Pois é, milhões de brasileiros estão ávidos pelo seu exercício cidadão para trazer-lhes um alento, por um fiapo de esperança, que seja capaz de curar o seu extremo cansaço diante de lutas tão inglórias quanto as que vêm travando até aqui. E há quem queira postergar esse direito!

Ora, esse deveria ser, sem sombra de dúvidas, o motivo maior e mais contundente para que se busque a decisão em primeiro turno. Pessoas. Seres humanos. Trabalhadores. Cidadãos. Gente que dá sentido e razão a esse país. Gente que quer e tem o direito de ser feliz. Gente que quer estancar o sofrimento.

Basta olhar para o mundo para entender que esses são tempos tão conturbados, tão difíceis, tão sofridos, que não deveria haver espaços para vaidades, para manifestações de soberba ou de autoafirmação.

Afinal de contas, queremos ou não um mundo melhor, um país melhor? Estamos do lado da democracia ou não? Somos ou não defensores da dignidade humana? Onde está a nossa fé, a nossa conexão com o Sagrado? Por que subverter as prioridades pelo simples prazer de nos deixar tomar pelo narcísico individualismo, hein?
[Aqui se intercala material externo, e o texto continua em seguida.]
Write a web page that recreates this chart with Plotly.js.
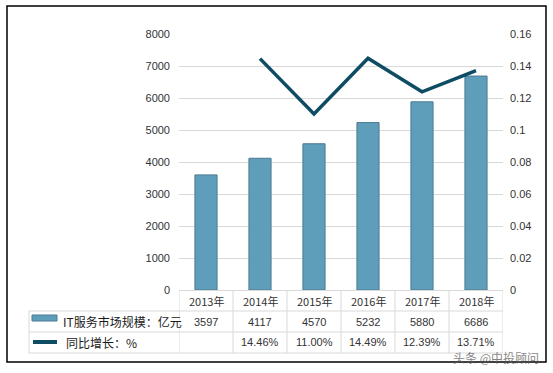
<!DOCTYPE html>
<html><head><meta charset="utf-8">
<script src="https://cdn.plot.ly/plotly-3.0.1.min.js"></script>
<style>html,body{margin:0;padding:0;background:#fff}#c{width:553px;height:373px}</style>
</head><body><div id="c"></div>
<script>
const years = ['2013年','2014年','2015年','2016年','2017年','2018年'];
const scale = [3597, 4117, 4570, 5232, 5880, 6686];
const growth = [null, 0.1446, 0.1100, 0.1449, 0.1239, 0.1371];
const growthLabels = ['', '14.46%', '11.00%', '14.49%', '12.39%', '13.71%'];
const seriesNames = ['IT服务市场规模：亿元', '同比增长：%'];

const W = 553, H = 373, L = 179, R = 503, T = 34, B = 290;
const px = x => (x - L) / (R - L);
const py = y => (B - y) / (B - T);
const grid = '#d9d9d9';
const txt = '#333333';
const fnt = 'Liberation Sans, Arial, sans-serif';
const cjk = 'Noto Sans CJK SC, sans-serif';

const traces = [
  {type:'bar', x: years.map((_,i)=>i), y: scale, name: seriesNames[0], width: 0.41,
   marker:{color:'#5e9ebb', line:{color:'#4a7a90', width:1}}, hoverinfo:'skip'},
  {type:'scatter', mode:'lines', x: years.map((_,i)=>i), y: growth, yaxis:'y2', name: seriesNames[1],
   line:{color:'#0e4c63', width:3.5}, connectgaps:false, hoverinfo:'skip'}
];

const shapes = [];
shapes.push({type:'rect', xref:'paper', yref:'paper', x0:px(7), x1:px(546), y0:py(6), y1:py(362),
  line:{color:'#000', width:1.5}, layer:'below'});
for (let i=0;i<=years.length;i++){
  shapes.push({type:'line', xref:'x', yref:'paper', x0:i-0.5, x1:i-0.5, y0:py(290), y1:py(353), line:{color:grid,width:1}});
}
shapes.push({type:'line', xref:'paper', yref:'paper', x0:px(29), x1:px(29), y0:py(311), y1:py(353), line:{color:grid,width:1}});
[311, 332, 353].forEach(yy=>{
  shapes.push({type:'line', xref:'paper', yref:'paper', x0:px(29), x1:px(503), y0:py(yy), y1:py(yy), line:{color:grid,width:1}});
});
shapes.push({type:'rect', xref:'paper', yref:'paper', x0:px(32), x1:px(57), y0:py(315), y1:py(321),
  fillcolor:'#5e9ebb', line:{color:'#4a7a90', width:1}});
shapes.push({type:'line', xref:'paper', yref:'paper', x0:px(33), x1:px(57), y0:py(342), y1:py(342),
  line:{color:'#0e4c63', width:4}});

const annotations = [];
annotations.push({xref:'paper', yref:'paper', x:px(61), y:py(321), xanchor:'left', yanchor:'middle', showarrow:false,
  text: seriesNames[0], font:{family:cjk, size:12, color:'#1a1a1a'}});
annotations.push({xref:'paper', yref:'paper', x:px(64), y:py(342), xanchor:'left', yanchor:'middle', showarrow:false,
  text: seriesNames[1], font:{family:cjk, size:12, color:'#1a1a1a'}});
years.forEach((yr,i)=>{
  annotations.push({xref:'x', yref:'paper', x:i, y:py(300.5), showarrow:false, yanchor:'middle',
    text: yr, font:{family:cjk, size:11, color:txt}});
  annotations.push({xref:'x', yref:'paper', x:i, y:py(321.5), showarrow:false, yanchor:'middle',
    text: String(scale[i]), font:{family:fnt, size:11, color:txt}});
  if (growthLabels[i]) annotations.push({xref:'x', yref:'paper', x:i, y:py(342), showarrow:false, yanchor:'middle',
    text: growthLabels[i], font:{family:fnt, size:11, color:txt}});
});
annotations.push({xref:'paper', yref:'paper', x:px(541), y:py(357), xanchor:'right', yanchor:'middle', showarrow:false,
  text:'头条 @中投顾问', font:{family:cjk, size:12, color:'rgba(90,90,90,0.75)'}});

const layout = {
  width: W, height: H,
  margin:{l:L, r:W-R, t:T, b:H-B, pad:0},
  paper_bgcolor:'#fff', plot_bgcolor:'#fff',
  showlegend:false,
  xaxis:{type:'linear', range:[-0.5, 5.5], showgrid:false, zeroline:false, showticklabels:false,
    showline:true, linecolor:grid, linewidth:1, ticks:'', fixedrange:true},
  yaxis:{range:[0,8000], dtick:1000, showgrid:true, gridcolor:grid, gridwidth:1, zeroline:false,
    tickfont:{family:fnt, size:11, color:txt}, ticks:'', ticklabelstandoff:8, fixedrange:true},
  yaxis2:{range:[0,0.16], dtick:0.02, overlaying:'y', side:'right', showgrid:false, zeroline:false,
    tickfont:{family:fnt, size:11, color:txt}, ticks:'', ticklabelstandoff:6, tickformat:'~g', fixedrange:true},
  bargap:0.59,
  shapes, annotations
};
Plotly.newPlot('c', traces, layout, {displayModeBar:false, staticPlot:true});
</script></body></html>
Com base na estatística se tem um cenário muito bem configurado para que se venha contestar o óbvio. Desde o início das discussões em torno das possíveis candidaturas já se desenhava no horizonte o predomínio de dois nomes em particular, dadas as circunstâncias que os conduziram até aqui.

Entretanto, graças aos princípios democráticos, o direito de participar esteve aberto para quem assim desejasse. De modo que outros nomes, então, vieram fazer parte das opções.

Acontece que suas presenças não demonstraram a capacidade suficiente de reverter a decisão já manifesta pelos cidadãos em todas as pesquisas eleitorais realizadas.

A existência de dois blocos permaneceu, ou seja, dois candidatos em um e os demais em outro. O que significa que a participação dos componentes desse segundo bloco demonstra ter um caráter muito mais de visibilidade.

Sua presença, então, faz com que os eleitores, além do seu espaço de atuação política, conheçam um pouco mais do seu trabalho e, dessa forma, em um próximo pleito os elevem ao rol de uma eventual escolha. Mas, é só.

Diante disso, talvez, a melhor maneira de reafirmar, desde já, o seu compromisso com o eleitor seria demonstrar-lhe respeito ao seu cansaço, ao seu sofrimento, a sua tristeza, que se arrastam nesses últimos anos.

Seria o seu engajamento na defesa do Estado Democrático de Direito, o qual tantas agressões vem sofrendo, constituindo-se como mais um elo de agregação e não, de cisão.

E isso não se faz por meio de palavras, de discursos; mas, de ações simples e concretas, começando pela disposição em deixar livres os eleitores para manifestarem suas escolhas. Por tudo isso é que a discussão em torno de um desfecho em primeiro turno é tão relevante.

Como escreveu Hannah Arendt, “Fluindo na direção da morte, a vida do homem arrastaria consigo, inevitavelmente, todas as coisas humanas para a ruína e a destruição, se não fosse a faculdade humana de interrompê-las e iniciar algo novo, faculdade inerente à ação como perene advertência de que os homens, embora devam morrer, não nascem para morrer, mas para começar”.

Não nos esqueçamos de que o Brasil tem pressa. Seus cidadãos têm pressa. A vida não quer morrer, ela urge por recomeçar sempre e melhor! Esperar para quê?